NEW BRITAIN, Conn. — A juvenile was recently arrested after a noose made of toilet paper was found hanging at a CREC high school in New Britain this week.
Karen Mooney, the principal at the Academy of Science and Innovation (ASI), sent a letter to parents on Thursday saying the noose was found in the high school boys’ bathroom earlier that morning.
She said the school’s administration along with the New Britain Police Department investigated the incident as a potential hate crime.
“From our history, nooses symbolize the hateful ideology that dominated one group of people over another, namely white individuals over Black/African Americans,” she wrote in the letter. “Such incidents have no place in our school community, and we stand united to condemn this hateful act. They do not align with our mission and values as a social justice agency.”
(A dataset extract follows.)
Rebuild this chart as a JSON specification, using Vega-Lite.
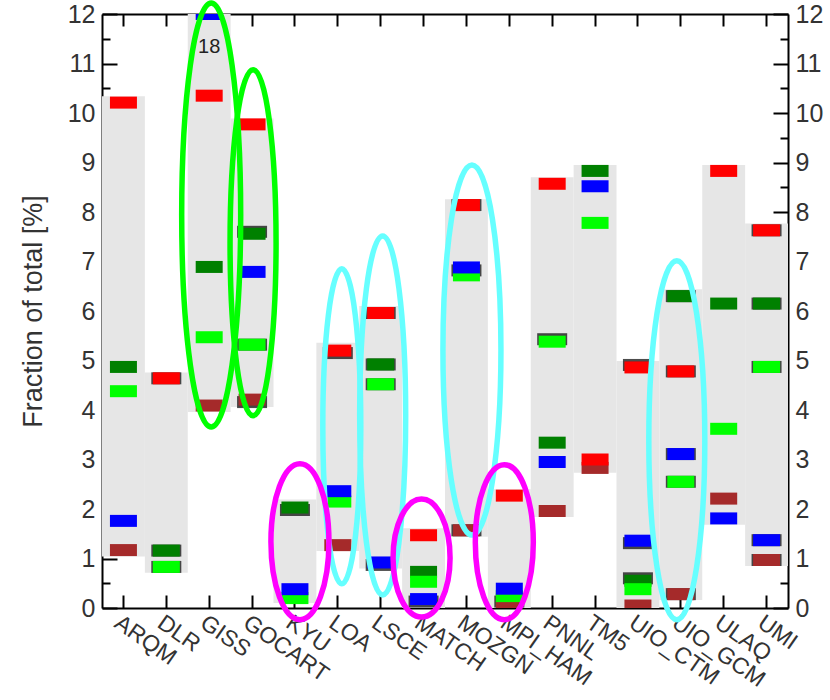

The New Britain PD confirmed to FOX61 that the investigation determined the incident was committed by a juvenile, who has been arrested. The juvenile, who was not identified, was charged with breach of peace in the 2nd degree and violating Connecticut Statue 46a-58 (Deprivation of rights. Desecration of property. Placing of burning cross or noose on property).
They will face these charges in juvenile court.
ASI is not the only school dealing with recent hate incidents.
In Portland, a sign referencing former Nazi leader Adolf Hitler with images of the superintendent and the chairwoman of the board of education was placed in front of Brownstone Intermediate School.
The sign, which was immediately taken down, was purported to protest the requirement for students wearing masks in school.
Meanwhile, at Glastonbury High School, the yearbook distribution was halted after it was discovered that a student using a false name submitted an “appalling quote” from Hitler that was attributed to George Floyd. A second quote was found glorifying war, school officials said this week.
This incident was referred to the police.
“There is no place for any of this anywhere in our school system,” Dr. Alan B. Bookman, Superintendent of Schools and Dr. Nancy Bean, Glastonbury High School Principal in a letter to the community. “As a district, we have committed ourselves to examining our school system and our school culture and to dismantling any practices that support inequality, privilege, and racism. We made that commitment a year ago. These are NOT just words. We have begun this critical work this year and will continue the work for many years to come.”